Opinion

Skills provision for the unemployed

Skills provision for unemployed adults has never been more important. Skills allow people to escape the low pay, no pay cycle in which those with low skills can all too often find themselves trapped.

They also allow them to work in a new occupation if poor health or changing economic demand means that they cannot return to a former job.

However skills provision for unemployed adults is complex territory. It requires providers to work with Jobcentre Plus to engage and often support employers to recruit, to align provision with local labour market-relevant skills, and to effectively engage the unemployed and then support them through the provision of flexible, short courses that will lead to jobs..

The recent Skills Funding Agency announcement of Job Outcome Payments will require providers to gather evidence of learners remaining in work for four weeks if they leave their course for a job without obtaining a qualification.

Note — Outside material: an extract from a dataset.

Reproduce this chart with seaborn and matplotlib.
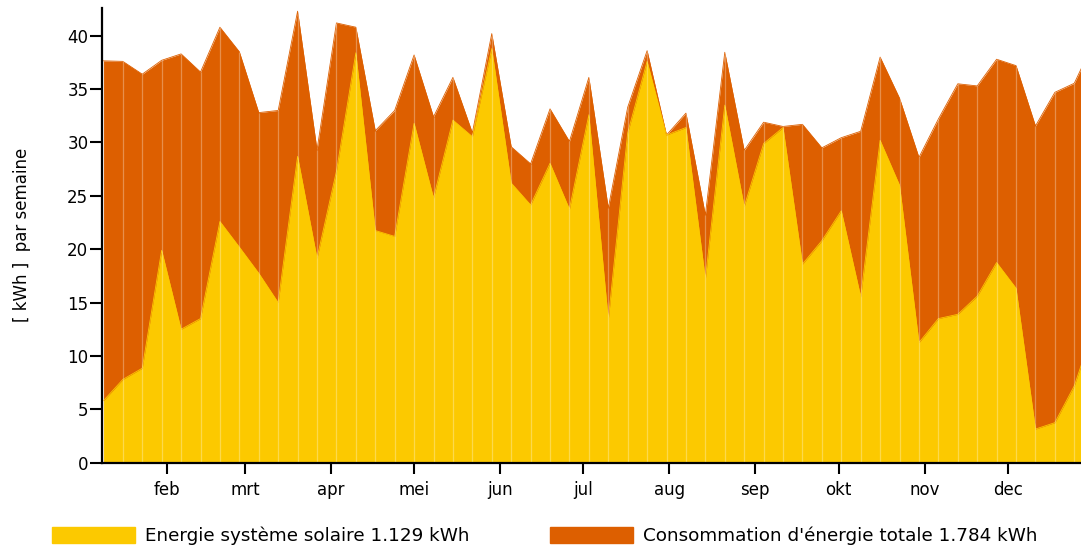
import pandas as pd
import numpy as np
import matplotlib
matplotlib.use('Agg')
import matplotlib.pyplot as plt
from matplotlib.patches import Patch
import seaborn as sns

sns.set_theme(style='white')
plt.rcParams['font.family'] = ['DejaVu Sans']
plt.rcParams.update({'text.color': 'black', 'axes.labelcolor': 'black',
                     'xtick.color': 'black', 'ytick.color': 'black'})

# weekly values (kWh)
weeks = pd.date_range('2023-01-09', periods=52, freq='7D')
solar = [5.8, 7.8, 8.85, 19.9, 12.5, 13.5, 22.6, 20.2, 17.75, 15.0,
         28.7, 19.15, 27.3, 38.4, 21.75, 21.2, 31.8, 24.8, 32.1, 30.55,
         38.8, 26.2, 24.15, 28.05, 23.75, 32.6, 13.4, 30.9, 37.6, 30.7,
         31.4, 17.2, 33.5, 24.0, 29.9, 31.4, 18.6, 20.8, 23.6, 15.55,
         30.2, 26.0, 11.25, 13.5, 13.9, 15.6, 18.75, 16.35, 3.15, 3.75,
         7.2, 12.6]
total = [37.65, 37.6, 36.4, 37.7, 38.3, 36.6, 40.8, 38.5, 32.8, 33.0,
         42.3, 29.3, 41.2, 40.8, 31.1, 33.0, 38.2, 32.4, 36.1, 30.9,
         40.2, 29.6, 28.0, 33.15, 30.1, 36.1, 23.85, 33.3, 38.6, 30.7,
         32.75, 23.2, 38.45, 29.25, 31.9, 31.5, 31.7, 29.5, 30.45, 31.05,
         38.0, 34.15, 28.6, 32.2, 35.5, 35.3, 37.8, 37.2, 31.55, 34.7,
         35.55, 39.4]
month_labels = ['feb', 'mrt', 'apr', 'mei', 'jun', 'jul', 'aug', 'sep', 'okt', 'nov', 'dec']
solar_label = 'Energie système solaire 1.129 kWh'
total_label = "Consommation d'énergie totale 1.784 kWh"

df = pd.DataFrame({'week': weeks, 'solar': solar, 'total': total})

c_solar = '#FCC900'
c_total = '#DD5F00'

fig = plt.figure(figsize=(10.81, 5.48), dpi=100)
ax = fig.add_axes([0.0946, 0.1557, 0.9054, 0.8297])

ax.fill_between(df['week'], 0, df['total'], color=c_total, lw=0)
ax.fill_between(df['week'], 0, df['solar'], color=c_solar, lw=0)
sns.lineplot(data=df, x='week', y='total', color=c_total, lw=0.6, ax=ax)
sns.lineplot(data=df, x='week', y='solar', color=c_solar, lw=0.6, ax=ax)
ax.vlines(df['week'], 0, df['total'], color='white', alpha=0.3, lw=0.9)

ax.set_xlim(pd.Timestamp('2023-01-08 14:00'), pd.Timestamp('2023-12-27 10:00'))
ax.set_ylim(0, 42.6)

months = pd.date_range('2023-02-01', periods=11, freq='MS')
ax.set_xticks(months)
ax.set_xticklabels(month_labels)
ax.set_yticks(range(0, 41, 5))

ax.tick_params(axis='x', direction='out', length=8, width=1.5,
               labelsize=12, pad=5, bottom=True)
ax.tick_params(axis='y', direction='out', length=9, width=1.5,
               labelsize=12, pad=1, left=True)

sns.despine(ax=ax)
for s in ['left', 'bottom']:
    ax.spines[s].set_color('black')
    ax.spines[s].set_linewidth(1.6)

ax.set_xlabel('')
ax.set_ylabel('[ kWh ]  par semaine', fontsize=12, labelpad=26)

handles = [Patch(color=c_solar, label=solar_label), Patch(color=c_total, label=total_label)]
fig.legend(handles=handles, loc='center', bbox_to_anchor=(0.504, 0.022), ncol=2,
           frameon=False, fontsize=13.2, handlelength=4.5, handleheight=1.0,
           handletextpad=0.55, columnspacing=4.4)

fig.savefig('out.png', dpi=100)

Providers are making good progress. Statistics covering August 2011 to January this year shows that 123,000 learners have benefited from support for the unemployed.

Get Britain Working and statistics for mandatory programmes show that up to February 2012, 7,390 learners had taken part in sector-based work academies and 25,570 had begun training under skills conditionality arrangements.

The next release of statistics at the end of June will surely show increasing momentum and a developing market as more referrals are made and more providers get involved.

For many providers, their increased capacity from investing 2.5 per cent of their 2011/12 Adult Skills Budget in developing infrastructure is only just beginning to reap rewards.
The full impact will be seen in 2012/13 as more vacancies come up through talking to employers and supporting learners in their applications. The full impact of the increased flexibility that Jobcentre Plus district managers will have to commission providers to deliver innovative solutions for employers and learners will also have an impact.

Jobseekers – and young jobseekers in particular – sometimes have a bad attitude to work”

FE colleges, independent training providers (ITPs) and adult and community learning providers also are making an important contribution.

ITPs are in a prime position as they can engage employers that they know within the business community. They can also draw on their long-standing experience in providing sector-specific and vacancy-specific pre-employment training..

Two guides published by NIACE this week can also help. The first, on managing challenging behaviour, and will help providers support unemployed learners who show inappropriate or non-participative behaviour; the second (and an important one ) looks at working with micro-businesses.

Twenty-four per cent of UK job vacancies are within businesses that have between one and four employees. Micro-business ITPs are often part of micro business networks and therefore are in a good position to help their learners secure more of these jobs. Large FE colleges also could work with these micro-business ITPs to enable their learners to access these vacancies.

A number of recently published reports point to employers’ concerns that jobseekers – and young jobseekers in particular – sometimes have a bad attitude to work. This has raised questionsas to whether we should focus on developing helpful attitudes and timekeeping rather than on qualifications.

We have to help learners acquire both. A bad attitude is clearly a deal breaker but qualifications as get the learner an interview. This is why the combination of training, work experience and a guaranteed interview through the sector-based work academy model is proving so effective.